A call from home

How do you convey the deepest, sweetest batch of parental emotion to your child when you’ve just returned from a sweaty, last-minute odyssey all around Lewiston and Auburn to find a replacement for the carefully selected mattress pad you — or maybe they — forgot on the way out the door from New Jersey or California or Texas?
Most times, you don’t.
The day you drop your student off at college is intensely practical in focus, exhausting, and, for parents, often filled with the momentous feeling that you’ve graduated from something. Except there is no degree awaiting you, and the person you love so much would kind of like you to leave right now. It’s not that they don’t love you too, but they want to get on with the life they’ve been waiting for and working toward for as long as they can remember.
Inspired by something Wake Forest University did last year, our photo/video team decided to give family members a place to convey some of those big feelings. Multimedia producer Theophil Syslo dug an old-school phone from deep in the Bates archives — garnet in hue — and set up microphones around it. With three cameras rolling in front of Hathorn, the very first building on the Bates campus, we started flagging families down to ask, were there things they hadn’t said during move-in? Congratulations, entreaties to call, advice on the year ahead and how to live well in their new home? Say them now.

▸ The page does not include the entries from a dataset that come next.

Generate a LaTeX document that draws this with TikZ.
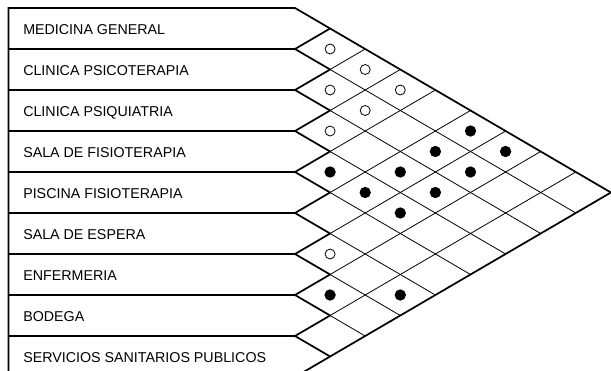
\documentclass[tikz,border=0pt]{standalone}
\usepackage{fontspec}
\setmainfont{Liberation Sans}
\begin{document}
\begin{tikzpicture}[x=0.75pt,y=-0.75pt,
  lbl/.style={anchor=base west,inner sep=0pt,font=\fontsize{10.7}{12}\selectfont},
  outer/.style={line width=1.3pt,line join=miter},
  rowsep/.style={line width=0.9pt},
  gridline/.style={line width=0.6pt},
  opendot/.style={circle,draw,line width=0.6pt,minimum size=7.5pt,inner sep=0pt},
  fulldot/.style={circle,fill,minimum size=8.5pt,inner sep=0pt}]
\def\XA{295}\def\DX{35.1}\def\YA{8}\def\HH{41}\def\hh{20.5}\def\XL{8.5}
\useasboundingbox (0,0) rectangle (611,371);
\clip (0,0) rectangle (611,371);
% row separators
\foreach \k in {1,...,8}
  \draw[rowsep] (\XL,{\YA+\HH*\k}) -- (\XA,{\YA+\HH*\k});
% thin lattice
\foreach \k in {2,...,8}
  \draw[gridline] ({\XA+\DX},{\YA+\HH*\k-\hh}) -- ({\XA+\DX*\k},{\YA+\hh*\k});
\foreach \k in {1,...,7}
  \draw[gridline] ({\XA+\DX},{\YA+\HH*\k+\hh}) -- ({\XA+\DX*(9-\k)},{\YA+\HH*\k+\hh*(9-\k)});
% outer thick outline
\draw[outer] (\XL,{\YA+9*\HH}) -- (\XL,\YA) -- (\XA,\YA) -- ({\XA+9*\DX},{\YA+9*\hh}) -- (\XA,{\YA+9*\HH}) -- (\XL,{\YA+9*\HH});
\foreach \k in {1,...,8}
  \draw[outer] ({\XA+\DX},{\YA+\HH*\k-\hh}) -- (\XA,{\YA+\HH*\k}) -- ({\XA+\DX},{\YA+\HH*\k+\hh});
% labels
\foreach \k/\t in {0/MEDICINA GENERAL,1/CLINICA PSICOTERAPIA,2/CLINICA PSIQUIATRIA,3/SALA DE FISIOTERAPIA,4/PISCINA FISIOTERAPIA,5/SALA DE ESPERA,6/ENFERMERIA,7/BODEGA,8/SERVICIOS SANITARIOS PUBLICOS}
  \node[lbl] (r\k) at (23,{\YA+\HH*\k+26}) {\t};
% relationship marks
\foreach \i/\j in {0/1,0/2,1/2,0/3,1/3,2/3,5/6}
  \node[opendot] (o\i-\j) at ({\XA+\DX*(\j-\i)},{\YA+\hh*(\i+\j+1)}) {};
\foreach \i/\j in {0/5,1/5,0/6,3/4,2/5,1/6,3/5,2/6,3/6,6/7,5/8}
  \node[fulldot] (f\i-\j) at ({\XA+\DX*(\j-\i)},{\YA+\hh*(\i+\j+1)}) {};
\end{tikzpicture}
\end{document}
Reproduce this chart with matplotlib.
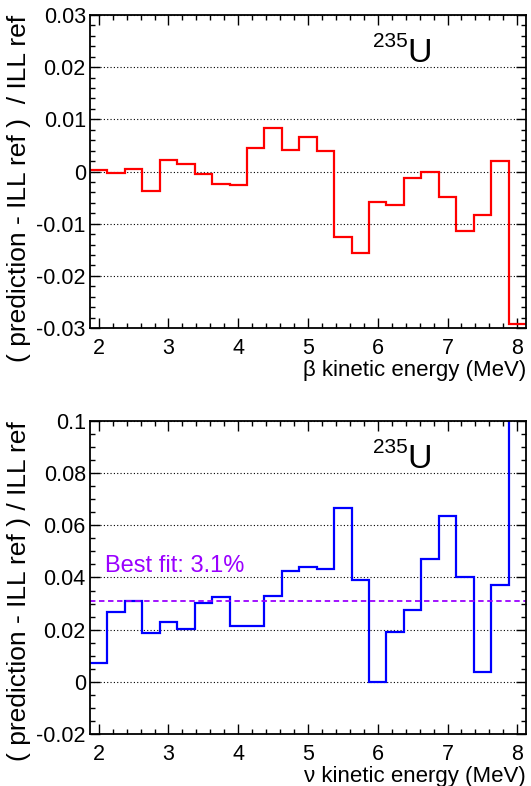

The feelings expressed in this video are universal, whether it’s Associate Dean of Students James Reese, who has worked at Bates since 1977, and his wife Sonali Arseculeratne Reese ’93 saying “goodbye” to their son Ishan ’29 or the parents from China, Yan Xu and Wesley Wang, who left a message for their daughter, WangSu Xu ’29, in Chinese. No matter the language, the pride and joy and tender hope came through loud and clear.
Congratulations to the members of the Bates Class of 2029 and everyone who helped get them here.